[Items from a data source]
■ ■ ■
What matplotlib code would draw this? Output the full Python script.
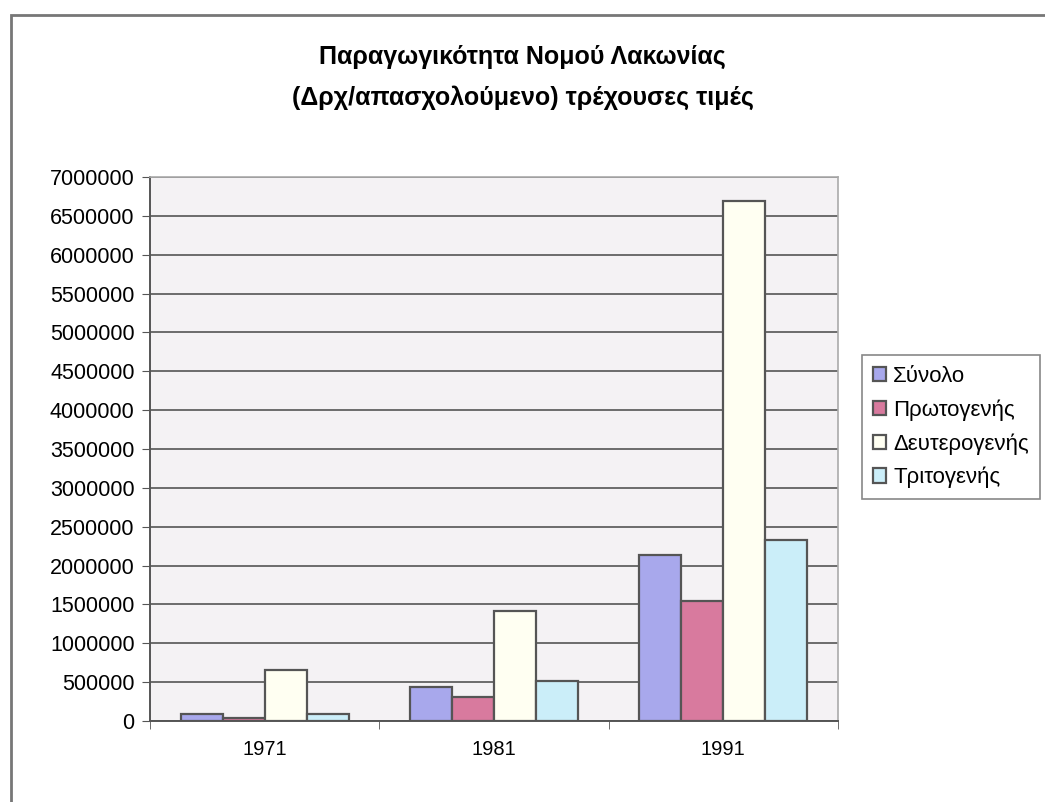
import numpy as np
import matplotlib.pyplot as plt
from matplotlib.patches import Rectangle

plt.rcParams['font.family'] = ['Liberation Sans', 'DejaVu Sans']

# Παραγωγικότητα ανά απασχολούμενο, τρέχουσες τιμές (Δρχ)
years = ['1971', '1981', '1991']
synolo = [90000, 440000, 2140000]
protogenis = [40000, 310000, 1550000]
defterogenis = [650000, 1420000, 6690000]
tritogenis = [90000, 520000, 2330000]

series = [('Σύνολο', synolo, '#a8a8ec'),
          ('Πρωτογενής', protogenis, '#d87a9e'),
          ('Δευτερογενής', defterogenis, '#fffff2'),
          ('Τριτογενής', tritogenis, '#cbeef9')]

fig = plt.figure(figsize=(10.45, 8.02), dpi=100)
fig.patch.set_facecolor('white')

# πλαίσιο γραφήματος
fig.patches.append(Rectangle((11 / 1045, -0.05), 1.1, (802 - 15) / 802 + 0.05,
                             transform=fig.transFigure, fill=False,
                             edgecolor='#777777', linewidth=2))

ax = fig.add_axes([150 / 1045, 81 / 802, 688 / 1045, 544 / 802])
ax.set_facecolor('#f4f2f4')

x = np.arange(len(years))
w = 0.183
for i, (name, vals, col) in enumerate(series):
    ax.bar(x + (i - 1.5) * w, vals, width=w, color=col, edgecolor='#555555',
           linewidth=1.6, label=name, zorder=3)

ax.set_xlim(-0.5, 2.5)
ax.set_ylim(0, 7000000)
ax.set_yticks(np.arange(0, 7000001, 500000))
ax.set_yticklabels([str(v) for v in range(0, 7000001, 500000)])
ax.yaxis.grid(True, color='#555555', linewidth=1.2, zorder=0)
ax.set_axisbelow(True)

ax.set_xticks(x)
ax.set_xticklabels(years)
ax.set_xticks([-0.5, 0.5, 1.5, 2.5], minor=True)
ax.tick_params(axis='x', which='major', length=0, pad=14, labelsize=14.5)
ax.tick_params(axis='x', which='minor', length=6, color='#555555')
ax.tick_params(axis='y', length=6, color='#555555', labelsize=15.5, pad=5)

for s in ['left', 'bottom']:
    ax.spines[s].set_color('#555555')
    ax.spines[s].set_linewidth(1.4)
for s in ['top', 'right']:
    ax.spines[s].set_color('#aaaaaa')
    ax.spines[s].set_linewidth(1.2)

fig.text(0.5, 1 - 57 / 802, 'Παραγωγικότητα Νομού Λακωνίας', ha='center',
         va='center', fontsize=18, fontweight='bold')
fig.text(0.5, 1 - 98 / 802, '(Δρχ/απασχολούμενο) τρέχουσες τιμές', ha='center',
         va='center', fontsize=18, fontweight='bold')

leg = fig.legend(loc='upper left', bbox_to_anchor=(862 / 1045, 1 - 355 / 802),
                 fontsize=16, frameon=True, fancybox=False, framealpha=1,
                 edgecolor='#888888', handlelength=0.6, handleheight=0.6,
                 handletextpad=0.3, labelspacing=0.55, borderpad=0.5,
                 borderaxespad=0)
leg.get_frame().set_linewidth(1.2)

fig.savefig('out.png', dpi=100)
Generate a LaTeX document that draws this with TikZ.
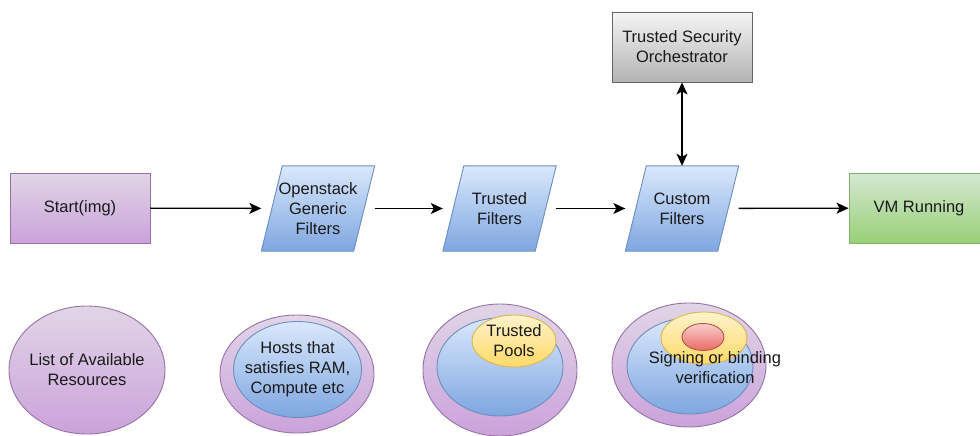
\documentclass[tikz,border=0pt]{standalone}
\usepackage{fontspec}
\setmainfont{Liberation Sans}
\usetikzlibrary{shapes.geometric,arrows.meta,backgrounds,calc}
\definecolor{purTop}{HTML}{E1D5E7}
\definecolor{purBot}{HTML}{CBA2DB}
\definecolor{purLine}{HTML}{9673A6}
\definecolor{bluTop}{HTML}{DAE8FC}
\definecolor{bluBot}{HTML}{7EA6E0}
\definecolor{bluLine}{HTML}{6C8EBF}
\definecolor{grnTop}{HTML}{D5E8D4}
\definecolor{grnBot}{HTML}{97D077}
\definecolor{grnLine}{HTML}{82B366}
\definecolor{gryTop}{HTML}{F5F5F5}
\definecolor{gryBot}{HTML}{B3B3B3}
\definecolor{gryLine}{HTML}{666666}
\definecolor{ylwTop}{HTML}{FFF2CC}
\definecolor{ylwBot}{HTML}{FFD966}
\definecolor{ylwLine}{HTML}{D6B656}
\definecolor{redTop}{HTML}{F8CECC}
\definecolor{redBot}{HTML}{EA6B66}
\definecolor{redLine}{HTML}{B85450}
\definecolor{txt}{HTML}{1A1A1A}
\tikzset{
  every node/.style={font=\fontsize{16.5}{20}\selectfont, text=txt, align=center, inner sep=0pt},
  every label/.style={font=\fontsize{16.5}{20}\selectfont, text=txt, align=center, inner sep=0pt, label distance=0pt},
  purbox/.style={rectangle, draw=purLine, line width=0.9pt, top color=purTop, bottom color=purBot, minimum width=140, minimum height=70},
  grnbox/.style={rectangle, draw=grnLine, line width=0.9pt, top color=grnTop, bottom color=grnBot, minimum width=140, minimum height=70},
  grybox/.style={rectangle, draw=gryLine, line width=0.9pt, top color=gryTop, bottom color=gryBot, minimum width=140, minimum height=70},
  parabox/.style={rectangle, minimum width=113, minimum height=85},
  parafill/.style={draw=bluLine, line width=0.9pt, top color=bluTop, bottom color=bluBot},
  purell/.style={ellipse, draw=purLine, line width=0.9pt, top color=purTop, bottom color=purBot},
  bluell/.style={ellipse, draw=bluLine, line width=0.9pt, top color=bluTop, bottom color=bluBot},
  ylwell/.style={ellipse, draw=ylwLine, line width=0.9pt, top color=ylwTop, bottom color=ylwBot},
  redell/.style={ellipse, draw=redLine, line width=0.9pt, top color=redTop, bottom color=redBot},
  flow/.style={line width=1.3pt, -{Stealth[length=12pt,width=11pt,inset=3pt]}},
  biflow/.style={line width=1.3pt, {Stealth[length=12pt,width=11pt,inset=3pt]}-{Stealth[length=12pt,width=11pt,inset=3pt]}}
}
\newcommand{\paraslant}{21}
\begin{document}
\begin{tikzpicture}[x=1pt,y=-1pt]
\useasboundingbox (0,0) rectangle (980,436);
\clip (0,0) rectangle (980,436);

% top row
\node[purbox] (start) at (80,208) {Start(img)};
\node[parabox] (osf) at (318,208.5) {Openstack\\Generic\\Filters};
\node[parabox] (tf) at (499.5,208.5) {Trusted\\Filters};
\node[parabox] (cf) at (682,208.5) {Custom\\Filters};
\node[grnbox] (vm) at (919,208) {VM Running};
\node[grybox] (tso) at (682,47) {Trusted Security\\Orchestrator};

\begin{scope}[on background layer]
\fill[white] (0,0) rectangle (980,436);
\foreach \n in {osf,tf,cf}{
  \path[parafill] (\n.south west) -- ($(\n.south east)+(-\paraslant,0)$) -- (\n.north east) -- ($(\n.north west)+(\paraslant,0)$) -- cycle;
}
\end{scope}

\draw[flow] (start) -- (osf);
\draw[flow] (osf) -- (tf);
\draw[flow] (tf) -- (cf);
\draw[flow] (cf) -- (vm);
\draw[biflow] (tso) -- (cf);

% bottom row
\node[purell, minimum width=156, minimum height=128, label={center:List of Available\\Resources}] (e1) at (87,370) {};

\node[purell, minimum width=154, minimum height=118] (e2o) at (297,374) {};
\node[bluell, minimum width=128, minimum height=96, label={center:Hosts that\\satisfies RAM,\\Compute etc}] (e2i) at (297.5,369.5) {};

\node[purell, minimum width=154, minimum height=132] (e3o) at (500,370) {};
\node[bluell, minimum width=126, minimum height=98] (e3i) at (500,367) {};
\node[ylwell, minimum width=84, minimum height=52, label={center:Trusted\\Pools}] (e3y) at (514,341) {};

\node[purell, minimum width=154, minimum height=124] (e4o) at (689,365) {};
\node[bluell, minimum width=126, minimum height=96] (e4i) at (690,366) {};
\node[ylwell, minimum width=86, minimum height=52] (e4y) at (704,338) {};
\node[redell, minimum width=42, minimum height=27] (e4r) at (703,337) {};
\node (e4t) at (715,367.5) {Signing or binding\\verification};
\end{tikzpicture}
\end{document}
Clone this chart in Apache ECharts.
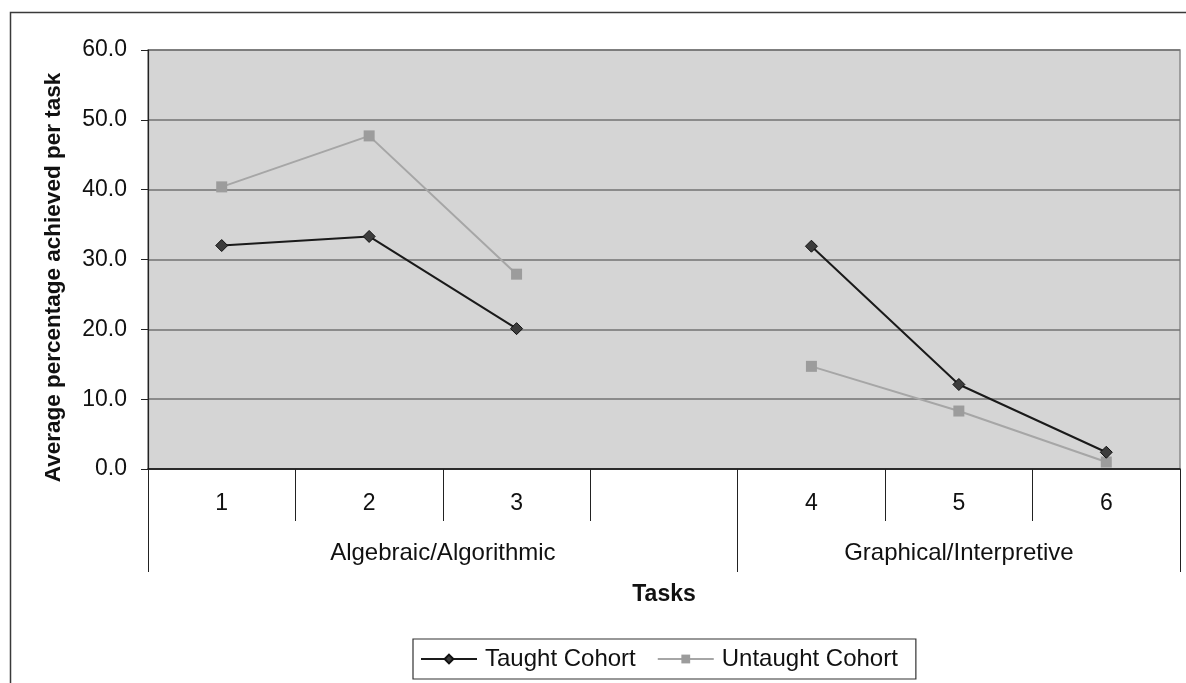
<!DOCTYPE html>
<html>
<head>
<meta charset="utf-8">
<script src="https://cdn.jsdelivr.net/npm/echarts@6/dist/echarts.min.js"></script>
<style>
  html, body { margin: 0; padding: 0; background: #ffffff; }
  #chart { width: 1186px; height: 683px; }
</style>
</head>
<body>
<div id="chart"></div>
<script>
// Task slots along the x axis (blank slot separates the two task groups)
const categories = ['1', '2', '3', '', '4', '5', '6'];
// Task groups and how many slots each spans
const groupNames = ['Algebraic/Algorithmic', 'Graphical/Interpretive'];
const groupSizes = [4, 3];
// Average percentage achieved per task
const taught   = [32.0, 33.3, 20.1, null, 31.9, 12.1, 2.4];
const untaught = [40.4, 47.7, 27.9, null, 14.7, 8.3, 1.0];
const yTicks = [0, 10, 20, 30, 40, 50, 60];

const FONT = '"Liberation Sans", Arial, sans-serif';

// group boundaries and centres in slot units
const bounds = [0];
groupSizes.forEach(s => bounds.push(bounds[bounds.length - 1] + s));
const centres = groupSizes.map((s, i) => bounds[i] + s / 2);

const chart = echarts.init(document.getElementById('chart'), null, { renderer: 'canvas' });

chart.setOption({
  backgroundColor: '#ffffff',
  animation: false,
  graphic: [{
    type: 'rect',
    shape: { x: 10.5, y: 12.5, width: 1200, height: 700 },
    style: { fill: 'none', stroke: '#3a3a3a', lineWidth: 1.5 },
    silent: true
  }],
  grid: {
    left: 148, right: 6, top: 50, bottom: 214,
    show: true,
    backgroundColor: '#d5d5d5',
    borderColor: '#8a8a8a',
    borderWidth: 1.5
  },
  legend: {
    top: 639,
    left: 413,
    orient: 'horizontal',
    itemWidth: 56,
    itemHeight: 11,
    itemGap: 21,
    padding: [8, 18, 8, 7],
    borderColor: '#333333',
    borderWidth: 1.2,
    textStyle: { fontFamily: FONT, fontSize: 24, color: '#111111', padding: [0, 0, 0, 3] },
    data: ['Taught Cohort', 'Untaught Cohort']
  },
  xAxis: [{
    type: 'category',
    data: categories,
    boundaryGap: true,
    position: 'bottom',
    axisLine: { show: true, lineStyle: { color: '#111111', width: 1.5 } },
    axisTick: { show: true, interval: 0, length: 52, lineStyle: { color: '#222222', width: 1 } },
    axisLabel: { interval: 0, margin: 23, fontFamily: FONT, fontSize: 23, color: '#111111' },
    splitLine: { show: false }
  }, {
    type: 'value',
    min: 0,
    max: categories.length,
    position: 'bottom',
    name: 'Tasks',
    nameLocation: 'middle',
    nameGap: 114,
    nameTextStyle: { fontFamily: FONT, fontSize: 23, fontWeight: 'bold', color: '#111111' },
    axisLine: { show: false },
    axisTick: { show: true, customValues: bounds, length: 103, lineStyle: { color: '#222222', width: 1 } },
    axisLabel: {
      show: true,
      customValues: centres,
      margin: 72,
      fontFamily: FONT, fontSize: 24, color: '#111111',
      formatter: v => groupNames[centres.indexOf(v)] || ''
    },
    splitLine: { show: false }
  }],
  yAxis: {
    type: 'value',
    min: yTicks[0],
    max: yTicks[yTicks.length - 1],
    interval: 10,
    name: 'Average percentage achieved per task',
    nameLocation: 'middle',
    nameGap: 83,
    nameTextStyle: {
      fontFamily: FONT, fontSize: 22.5, fontWeight: 'bold', color: '#111111',
      padding: [0, 36, 0, 0]
    },
    axisLine: { show: true, lineStyle: { color: '#222222', width: 1.2 } },
    axisTick: { show: true, length: 7, lineStyle: { color: '#222222' } },
    axisLabel: {
      margin: 21, fontFamily: FONT, fontSize: 23, color: '#111111',
      formatter: v => v.toFixed(1)
    },
    splitLine: { show: true, lineStyle: { color: '#727272', width: 1.5 } }
  },
  series: [{
    name: 'Taught Cohort',
    type: 'line',
    xAxisIndex: 0,
    data: taught,
    connectNulls: false,
    symbol: 'diamond',
    symbolSize: 12,
    showAllSymbol: true,
    lineStyle: { color: '#1a1a1a', width: 2 },
    itemStyle: { color: '#3c3c3c', borderColor: '#111111', borderWidth: 1 },
    z: 3
  }, {
    name: 'Untaught Cohort',
    type: 'line',
    xAxisIndex: 0,
    data: untaught,
    connectNulls: false,
    symbol: 'rect',
    symbolSize: 11,
    showAllSymbol: true,
    lineStyle: { color: '#a6a6a6', width: 2 },
    itemStyle: { color: '#9c9c9c', borderColor: '#9c9c9c', borderWidth: 0 },
    z: 2
  }]
});
</script>
</body>
</html>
■ ■ ■
Request: Write out again, exactly, the lines from the start of the listing up to the line containing "color='#555555', labelsize=15.5, pad=5)", with both ends and without pictures.

Response to this task:
What matplotlib code would draw this? Output the full Python script.
import numpy as np
import matplotlib.pyplot as plt
from matplotlib.patches import Rectangle

plt.rcParams['font.family'] = ['Liberation Sans', 'DejaVu Sans']

# Παραγωγικότητα ανά απασχολούμενο, τρέχουσες τιμές (Δρχ)
years = ['1971', '1981', '1991']
synolo = [90000, 440000, 2140000]
protogenis = [40000, 310000, 1550000]
defterogenis = [650000, 1420000, 6690000]
tritogenis = [90000, 520000, 2330000]

series = [('Σύνολο', synolo, '#a8a8ec'),
          ('Πρωτογενής', protogenis, '#d87a9e'),
          ('Δευτερογενής', defterogenis, '#fffff2'),
          ('Τριτογενής', tritogenis, '#cbeef9')]

fig = plt.figure(figsize=(10.45, 8.02), dpi=100)
fig.patch.set_facecolor('white')

# πλαίσιο γραφήματος
fig.patches.append(Rectangle((11 / 1045, -0.05), 1.1, (802 - 15) / 802 + 0.05,
                             transform=fig.transFigure, fill=False,
                             edgecolor='#777777', linewidth=2))

ax = fig.add_axes([150 / 1045, 81 / 802, 688 / 1045, 544 / 802])
ax.set_facecolor('#f4f2f4')

x = np.arange(len(years))
w = 0.183
for i, (name, vals, col) in enumerate(series):
    ax.bar(x + (i - 1.5) * w, vals, width=w, color=col, edgecolor='#555555',
           linewidth=1.6, label=name, zorder=3)

ax.set_xlim(-0.5, 2.5)
ax.set_ylim(0, 7000000)
ax.set_yticks(np.arange(0, 7000001, 500000))
ax.set_yticklabels([str(v) for v in range(0, 7000001, 500000)])
ax.yaxis.grid(True, color='#555555', linewidth=1.2, zorder=0)
ax.set_axisbelow(True)

ax.set_xticks(x)
ax.set_xticklabels(years)
ax.set_xticks([-0.5, 0.5, 1.5, 2.5], minor=True)
ax.tick_params(axis='x', which='major', length=0, pad=14, labelsize=14.5)
ax.tick_params(axis='x', which='minor', length=6, color='#555555')
ax.tick_params(axis='y', length=6, color='#555555', labelsize=15.5, pad=5)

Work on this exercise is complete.